>> BEGIN DATA PROVIDED
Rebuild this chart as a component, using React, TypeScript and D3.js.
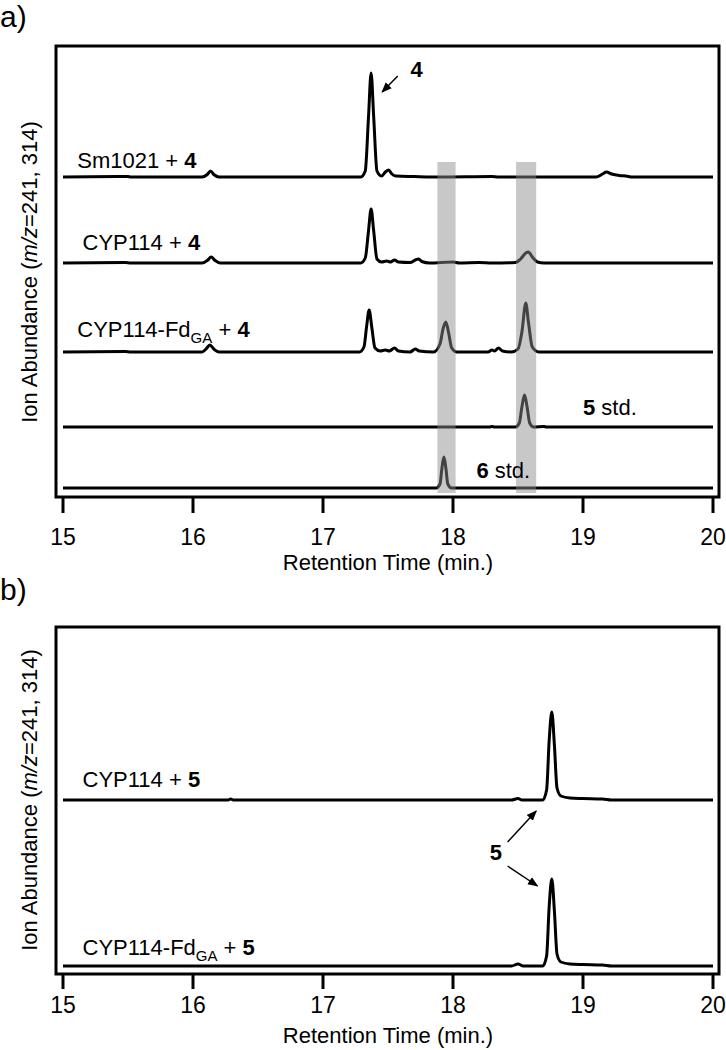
import React from "react";
import * as d3 from "d3";

type Pt = [number, number];

// x-axis
const xTicks = [15, 16, 17, 18, 19, 20];
const xTitle = "Retention Time (min.)";
const yTitleA = "Ion Abundance (";
const yTitleItalic = "m/z";
const yTitleB = "=241, 314)";

// Panel a traces: [retention time (min), abundance above own baseline]
const sm1021_4: Pt[] = [
  [15, 0], [15.5, 0.5], [15.52, 0], [16.07, 0], [16.11, 2.5], [16.135, 6], [16.16, 2.5], [16.2, 0],
  [17.29, 0], [17.325, 6], [17.35, 60], [17.37, 104], [17.39, 60], [17.415, 6], [17.45, 1],
  [17.48, 5], [17.505, 7], [17.53, 3], [17.56, 1], [17.7, 0.5], [17.9, 0], [18.3, 0.5], [18.35, 0],
  [19.1, 0], [19.15, 3], [19.18, 5], [19.22, 3], [19.28, 1.5], [19.33, 1], [19.38, 0], [20, 0],
];
const cyp114_4: Pt[] = [
  [15, 0], [15.48, 0.5], [15.52, 0], [16.07, 0], [16.11, 2.5], [16.14, 6], [16.17, 2.5], [16.21, 0],
  [17.29, 0], [17.325, 5], [17.35, 32], [17.37, 54], [17.39, 32], [17.415, 4], [17.45, 1],
  [17.49, 2], [17.52, 1], [17.55, 3], [17.58, 1], [17.67, 0.5], [17.71, 3], [17.735, 4], [17.76, 1.5],
  [17.82, 0], [18.0, 1], [18.05, 0], [18.2, 0.5], [18.3, 0], [18.48, 0.5], [18.52, 4], [18.56, 10],
  [18.58, 11], [18.61, 6], [18.65, 1], [18.7, 0], [20, 0],
];
const cyp114fd_4: Pt[] = [
  [15, 0], [15.48, 0.5], [15.52, 0], [16.07, 0], [16.1, 3], [16.13, 7], [16.16, 3], [16.2, 0],
  [17.28, 0], [17.315, 5], [17.335, 25], [17.355, 42], [17.375, 25], [17.4, 4], [17.44, 1],
  [17.48, 2], [17.51, 1], [17.55, 4], [17.58, 1], [17.67, 0], [17.71, 3], [17.74, 1], [17.85, 0],
  [17.9, 8], [17.925, 24], [17.945, 30], [17.965, 20], [17.99, 4], [18.03, 0], [18.27, 0],
  [18.3, 2], [18.32, 1], [18.35, 4], [18.38, 1], [18.45, 0], [18.5, 3], [18.53, 20], [18.56, 49],
  [18.58, 30], [18.61, 5], [18.66, 0], [20, 0],
];
const std5: Pt[] = [
  [15, 0], [18.28, 0], [18.3, 0.5], [18.32, 0], [18.48, 0], [18.51, 4], [18.53, 20], [18.55, 32],
  [18.57, 20], [18.59, 4], [18.62, 0], [18.7, 0.5], [18.72, 0], [20, 0],
];
const std6: Pt[] = [
  [15, 0], [17.87, 0], [17.9, 4], [17.915, 20], [17.93, 31], [17.945, 20], [17.96, 4], [17.99, 0], [20, 0],
];

// Panel b traces
const cyp114_5: Pt[] = [
  [15, 0], [16.27, 0], [16.29, 1], [16.31, 0], [18.45, 0], [18.5, 1.5], [18.53, 0], [18.69, 0],
  [18.72, 10], [18.74, 60], [18.76, 88], [18.78, 55], [18.8, 12], [18.83, 4], [18.9, 2], [19.0, 1.5],
  [19.15, 1], [19.22, 0], [20, 0],
];
const cyp114fd_5: Pt[] = [
  [15, 0], [18.45, 0], [18.5, 2], [18.54, 0], [18.69, 0], [18.72, 10], [18.74, 60], [18.76, 87],
  [18.78, 55], [18.8, 12], [18.83, 4], [18.9, 2], [19.0, 1.5], [19.15, 1], [19.22, 0], [20, 0],
];

// stacking offsets (abundance units)
const offsetsA = [320, 234, 145, 70, 9];
const offsetsB = [174, 8];

// trace labels: [main, subscript, bold compound, suffix]
const labelsA = [
  { pre: "Sm1021 + ", sub: "", bold: "4", post: "", t: 15.11, dy: 9 },
  { pre: "CYP114 + ", sub: "", bold: "4", post: "", t: 15.15, dy: 13 },
  { pre: "CYP114-Fd", sub: "GA", bold: "4", post: "", t: 15.11, dy: 15 },
  { pre: "", sub: "", bold: "5", post: " std.", t: 19.0, dy: 12 },
  { pre: "", sub: "", bold: "6", post: " std.", t: 18.18, dy: 10 },
];
const labelsB = [
  { pre: "CYP114 + ", sub: "", bold: "5", post: "", t: 15.15, dy: 13 },
  { pre: "CYP114-Fd", sub: "GA", bold: "5", post: "", t: 15.15, dy: 11 },
];

// highlighted retention windows (min)
const bands: [number, number][] = [[17.88, 18.02], [18.485, 18.64]];
const bandRange: [number, number] = [4, 335];

export default function App() {
  const font = "'Liberation Sans', Arial, Helvetica, sans-serif";
  const x = d3.scaleLinear().domain([15, 20]).range([63, 713]);
  const yA = d3.scaleLinear().domain([0, 450]).range([497, 47]);
  const yB = d3.scaleLinear().domain([0, 347]).range([974, 627]);

  const mkLine = (y: d3.ScaleLinear<number, number>, off: number) =>
    d3.line<Pt>().x((d) => x(d[0])).y((d) => y(d[1] + off)).curve(d3.curveMonotoneX);

  const tracesA = [sm1021_4, cyp114_4, cyp114fd_4, std5, std6];
  const tracesB = [cyp114_5, cyp114fd_5];

  const frame = (top: number, bottom: number) => (
    <rect x={56} y={top} width={663} height={bottom - top} fill="none" stroke="#000" strokeWidth={3} />
  );

  const axis = (bottom: number, tickLen: number, labelY: number, titleY: number) => (
    <g>
      {xTicks.map((t) => (
        <g key={t}>
          <line x1={x(t)} x2={x(t)} y1={bottom + 1} y2={bottom + tickLen} stroke="#000" strokeWidth={3} />
          <text x={x(t)} y={labelY} textAnchor="middle" fontSize={23} fontFamily={font}>{t}</text>
        </g>
      ))}
      <text x={(x(15) + x(20)) / 2} y={titleY} textAnchor="middle" fontSize={22} fontFamily={font}>{xTitle}</text>
    </g>
  );

  const yTitle = (cy: number) => (
    <text transform={`translate(37,${cy}) rotate(-90)`} textAnchor="middle" fontSize={22} fontFamily={font}>
      {yTitleA}<tspan fontStyle="italic">{yTitleItalic}</tspan>{yTitleB}
    </text>
  );

  const label = (l: any, i: number, y: d3.ScaleLinear<number, number>, offs: number[]) => (
    <text key={i} x={x(l.t)} y={y(offs[i] + l.dy)} fontSize={22} fontFamily={font}>
      {l.pre}
      {l.sub ? <tspan fontSize={15} dy={6}>{l.sub}</tspan> : null}
      {l.sub ? <tspan dy={-6}>{" + "}</tspan> : null}
      <tspan fontWeight="bold">{l.bold}</tspan>
      {l.post}
    </text>
  );

  return (
    <svg width={726} height={1050} style={{ position: "absolute", left: 0, top: 0, background: "#fff" }}>
      <defs>
        <marker id="ah" viewBox="0 0 10 10" refX={9} refY={5} markerWidth={7} markerHeight={7} orient="auto">
          <path d="M0,1 L10,5 L0,9 z" fill="#000" />
        </marker>
      </defs>

      {/* panel a */}
      <text x={0} y={27} fontSize={30} fontFamily={font}>a)</text>
      {tracesA.map((tr, i) => (
        <path key={i} d={mkLine(yA, offsetsA[i])(tr) || ""} fill="none" stroke="#000" strokeWidth={3} strokeLinejoin="round" />
      ))}
      {bands.map((b, i) => (
        <rect key={i} x={x(b[0])} width={x(b[1]) - x(b[0])} y={yA(bandRange[1])} height={yA(bandRange[0]) - yA(bandRange[1])}
          fill="rgb(140,140,140)" fillOpacity={0.48} />
      ))}
      {labelsA.map((l, i) => label(l, i, yA, offsetsA))}
      <line x1={x(17.575)} y1={yA(421)} x2={x(17.455)} y2={yA(405)} stroke="#000" strokeWidth={1.5} markerEnd="url(#ah)" />
      <text x={x(17.72)} y={yA(420)} textAnchor="middle" fontSize={22} fontWeight="bold" fontFamily={font}>4</text>
      {frame(46, 497)}
      {axis(497, 16, 545, 570)}
      {yTitle(272)}

      {/* panel b */}
      <text x={0} y={600} fontSize={30} fontFamily={font}>b)</text>
      {tracesB.map((tr, i) => (
        <path key={i} d={mkLine(yB, offsetsB[i])(tr) || ""} fill="none" stroke="#000" strokeWidth={3} strokeLinejoin="round" />
      ))}
      {labelsB.map((l, i) => label(l, i, yB, offsetsB))}
      <text x={x(18.33)} y={yB(114)} textAnchor="middle" fontSize={22} fontWeight="bold" fontFamily={font}>5</text>
      <line x1={x(18.42)} y1={yB(132)} x2={x(18.64)} y2={yB(163)} stroke="#000" strokeWidth={1.5} markerEnd="url(#ah)" />
      <line x1={x(18.42)} y1={yB(108)} x2={x(18.65)} y2={yB(88)} stroke="#000" strokeWidth={1.5} markerEnd="url(#ah)" />
      {frame(627, 974)}
      {axis(974, 15, 1013, 1043)}
      {yTitle(800)}
    </svg>
  );
}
>> END DATA PROVIDED
## EXERCISE GOAL
Set the lines above down again, word for word, from the first through the one containing "type Pt = [number, number];"; pictures excluded.

## RESULT
Rebuild this chart as a component, using React, TypeScript and D3.js.
import React from "react";
import * as d3 from "d3";

type Pt = [number, number];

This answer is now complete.